Request
Give every line back verbatim, dropping all images.
- - -
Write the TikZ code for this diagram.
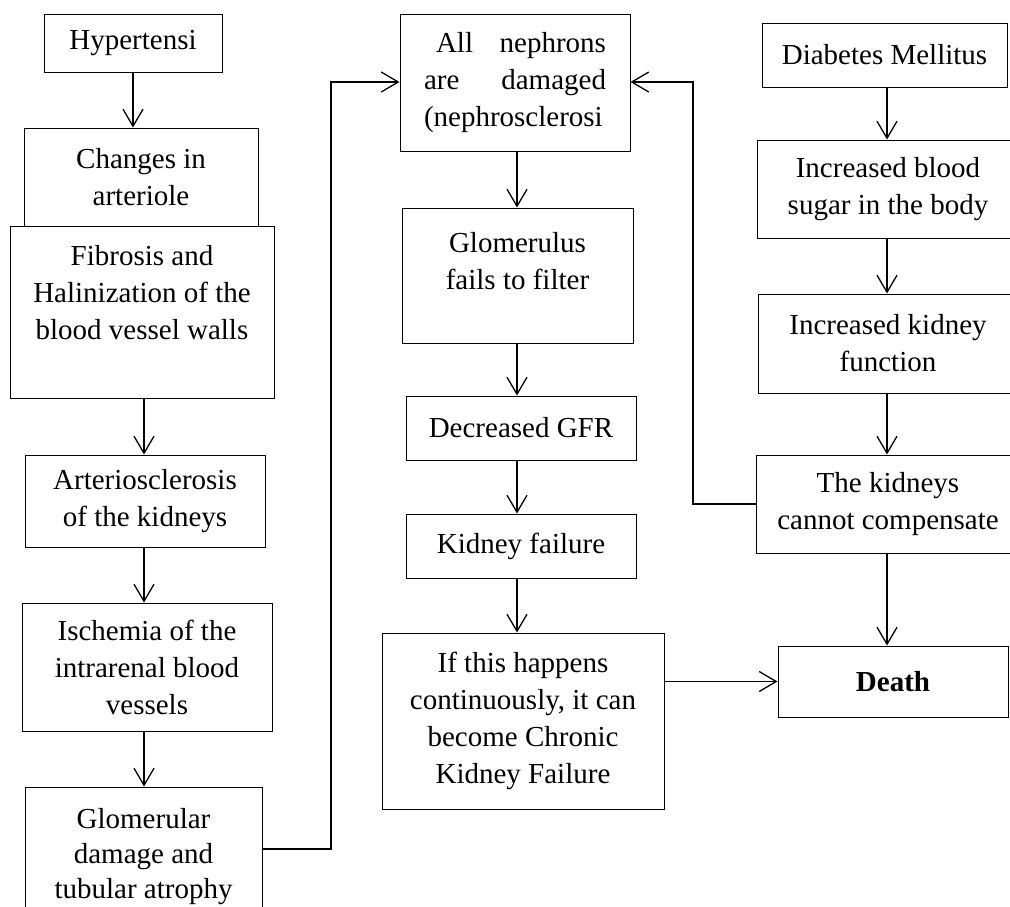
\documentclass[tikz,border=0pt]{standalone}
\usepackage{fontspec}
\setmainfont{Liberation Serif}
\usetikzlibrary{arrows.meta}
\begin{document}
\begin{tikzpicture}[x=1pt,y=-1pt,
  box/.style={draw, line width=1pt, inner sep=0pt, align=center, font=\fontsize{29}{37}\selectfont},
  txt/.style={inner sep=0pt, align=center, font=\fontsize{29}{37}\selectfont},
  arr/.style={line width=1.3pt, -{Straight Barb[length=17pt,width=20pt,line width=1.3pt]}}]
\useasboundingbox (0,0) rectangle (1010,906);

% left column
\node[box, minimum width=178pt, minimum height=58pt] (hyp) at (133,43) {Hypertensi};
\node[box, minimum width=234pt, minimum height=98pt] (chg) at (141,177) {Changes in\\arteriole};
\node[box, minimum width=264pt, minimum height=172pt] (fib) at (142,312) {};
\node[txt, anchor=north] (fibt) at (142,245) {Fibrosis and\\Halinization of the\\blood vessel walls};
\node[box, minimum width=240pt, minimum height=92pt] (art) at (145,501) {Arteriosclerosis\\of the kidneys};
\node[box, minimum width=250pt, minimum height=128pt] (isc) at (147,667) {Ischemia of the\\intrarenal blood\\vessels};
\node[box, minimum width=237pt, minimum height=163pt] (glo) at (143.5,868.5) {};
\node[txt, anchor=north, font=\fontsize{29}{35}\selectfont] (glot) at (143.5,808) {Glomerular\\damage and\\tubular atrophy};

% middle column
\node[box, minimum width=230pt, minimum height=137pt] (neph) at (515,82.5)
  {\makebox[182pt][s]{\hspace*{12pt}All nephrons}\\\makebox[182pt][s]{are damaged}\\\makebox[182pt][l]{(nephrosclerosi}};
\node[box, minimum width=231pt, minimum height=135pt] (glf) at (517.5,275.5) {};
\node[txt, anchor=north] (glft) at (517.5,232) {Glomerulus\\fails to filter};
\node[box, minimum width=230pt, minimum height=64pt] (gfr) at (521,428) {Decreased GFR};
\node[box, minimum width=230pt, minimum height=64pt] (kf) at (521,546) {Kidney failure};
\node[box, minimum width=282pt, minimum height=176pt] (ifh) at (523,721) {If this happens\\continuously, it can\\become Chronic\\Kidney Failure};

% right column
\node[box, minimum width=245pt, minimum height=64pt] (dm) at (884.5,55) {Diabetes Mellitus};
\node[box, minimum width=262pt, minimum height=98pt] (ibs) at (888,189) {Increased blood\\sugar in the body};
\node[box, minimum width=260pt, minimum height=99pt] (ikf) at (888,343.5) {Increased kidney\\function};
\node[box, minimum width=264pt, minimum height=98pt] (kid) at (888,504) {The kidneys\\cannot compensate};
\node[box, minimum width=230pt, minimum height=71pt] (death) at (893,681.5) {\bfseries Death};

% guide coordinates
\coordinate (lx) at (144,0);
\coordinate (mx) at (517,0);
\coordinate (rx) at (887,0);
\coordinate (c1) at (331,849);
\coordinate (c2) at (331,82);
\coordinate (c3) at (693,504);
\coordinate (c4) at (693,82);

% left arrows
\draw[arr] (hyp.south) -- (hyp.south |- chg.north);
\draw[arr] (fib.south -| lx) -- (art.north -| lx);
\draw[arr] (art.south -| lx) -- (isc.north -| lx);
\draw[arr] (isc.south -| lx) -- (glo.north -| lx);

% middle arrows
\draw[arr] (neph.south -| mx) -- (glf.north -| mx);
\draw[arr] (glf.south -| mx) -- (gfr.north -| mx);
\draw[arr] (gfr.south -| mx) -- (kf.north -| mx);
\draw[arr] (kf.south -| mx) -- (ifh.north -| mx);

% right arrows
\draw[arr] (dm.south -| rx) -- (ibs.north -| rx);
\draw[arr] (ibs.south -| rx) -- (ikf.north -| rx);
\draw[arr] (ikf.south -| rx) -- (kid.north -| rx);
\draw[arr] (kid.south -| rx) -- (death.north -| rx);

% connectors
\draw[arr] (c1 -| glo.east) -- (c1) -- (c2) -- (c2 -| neph.west);
\draw[arr] (kid.west) -- (c3) -- (c4) -- (c4 -| neph.east);
\draw[arr] (death.west -| ifh.east) -- (death.west);
\end{tikzpicture}
\end{document}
- - -
Solution to this problem
Write the TikZ code for this diagram.
\documentclass[tikz,border=0pt]{standalone}
\usepackage{fontspec}
\setmainfont{Liberation Serif}
\usetikzlibrary{arrows.meta}
\begin{document}
\begin{tikzpicture}[x=1pt,y=-1pt,
  box/.style={draw, line width=1pt, inner sep=0pt, align=center, font=\fontsize{29}{37}\selectfont},
  txt/.style={inner sep=0pt, align=center, font=\fontsize{29}{37}\selectfont},
  arr/.style={line width=1.3pt, -{Straight Barb[length=17pt,width=20pt,line width=1.3pt]}}]
\useasboundingbox (0,0) rectangle (1010,906);

% left column
\node[box, minimum width=178pt, minimum height=58pt] (hyp) at (133,43) {Hypertensi};
\node[box, minimum width=234pt, minimum height=98pt] (chg) at (141,177) {Changes in\\arteriole};
\node[box, minimum width=264pt, minimum height=172pt] (fib) at (142,312) {};
\node[txt, anchor=north] (fibt) at (142,245) {Fibrosis and\\Halinization of the\\blood vessel walls};
\node[box, minimum width=240pt, minimum height=92pt] (art) at (145,501) {Arteriosclerosis\\of the kidneys};
\node[box, minimum width=250pt, minimum height=128pt] (isc) at (147,667) {Ischemia of the\\intrarenal blood\\vessels};
\node[box, minimum width=237pt, minimum height=163pt] (glo) at (143.5,868.5) {};
\node[txt, anchor=north, font=\fontsize{29}{35}\selectfont] (glot) at (143.5,808) {Glomerular\\damage and\\tubular atrophy};

% middle column
\node[box, minimum width=230pt, minimum height=137pt] (neph) at (515,82.5)
  {\makebox[182pt][s]{\hspace*{12pt}All nephrons}\\\makebox[182pt][s]{are damaged}\\\makebox[182pt][l]{(nephrosclerosi}};
\node[box, minimum width=231pt, minimum height=135pt] (glf) at (517.5,275.5) {};
\node[txt, anchor=north] (glft) at (517.5,232) {Glomerulus\\fails to filter};
\node[box, minimum width=230pt, minimum height=64pt] (gfr) at (521,428) {Decreased GFR};
\node[box, minimum width=230pt, minimum height=64pt] (kf) at (521,546) {Kidney failure};
\node[box, minimum width=282pt, minimum height=176pt] (ifh) at (523,721) {If this happens\\continuously, it can\\become Chronic\\Kidney Failure};

% right column
\node[box, minimum width=245pt, minimum height=64pt] (dm) at (884.5,55) {Diabetes Mellitus};
\node[box, minimum width=262pt, minimum height=98pt] (ibs) at (888,189) {Increased blood\\sugar in the body};
\node[box, minimum width=260pt, minimum height=99pt] (ikf) at (888,343.5) {Increased kidney\\function};
\node[box, minimum width=264pt, minimum height=98pt] (kid) at (888,504) {The kidneys\\cannot compensate};
\node[box, minimum width=230pt, minimum height=71pt] (death) at (893,681.5) {\bfseries Death};

% guide coordinates
\coordinate (lx) at (144,0);
\coordinate (mx) at (517,0);
\coordinate (rx) at (887,0);
\coordinate (c1) at (331,849);
\coordinate (c2) at (331,82);
\coordinate (c3) at (693,504);
\coordinate (c4) at (693,82);

% left arrows
\draw[arr] (hyp.south) -- (hyp.south |- chg.north);
\draw[arr] (fib.south -| lx) -- (art.north -| lx);
\draw[arr] (art.south -| lx) -- (isc.north -| lx);
\draw[arr] (isc.south -| lx) -- (glo.north -| lx);

% middle arrows
\draw[arr] (neph.south -| mx) -- (glf.north -| mx);
\draw[arr] (glf.south -| mx) -- (gfr.north -| mx);
\draw[arr] (gfr.south -| mx) -- (kf.north -| mx);
\draw[arr] (kf.south -| mx) -- (ifh.north -| mx);

% right arrows
\draw[arr] (dm.south -| rx) -- (ibs.north -| rx);
\draw[arr] (ibs.south -| rx) -- (ikf.north -| rx);
\draw[arr] (ikf.south -| rx) -- (kid.north -| rx);
\draw[arr] (kid.south -| rx) -- (death.north -| rx);

% connectors
\draw[arr] (c1 -| glo.east) -- (c1) -- (c2) -- (c2 -| neph.west);
\draw[arr] (kid.west) -- (c3) -- (c4) -- (c4 -| neph.east);
\draw[arr] (death.west -| ifh.east) -- (death.west);
\end{tikzpicture}
\end{document}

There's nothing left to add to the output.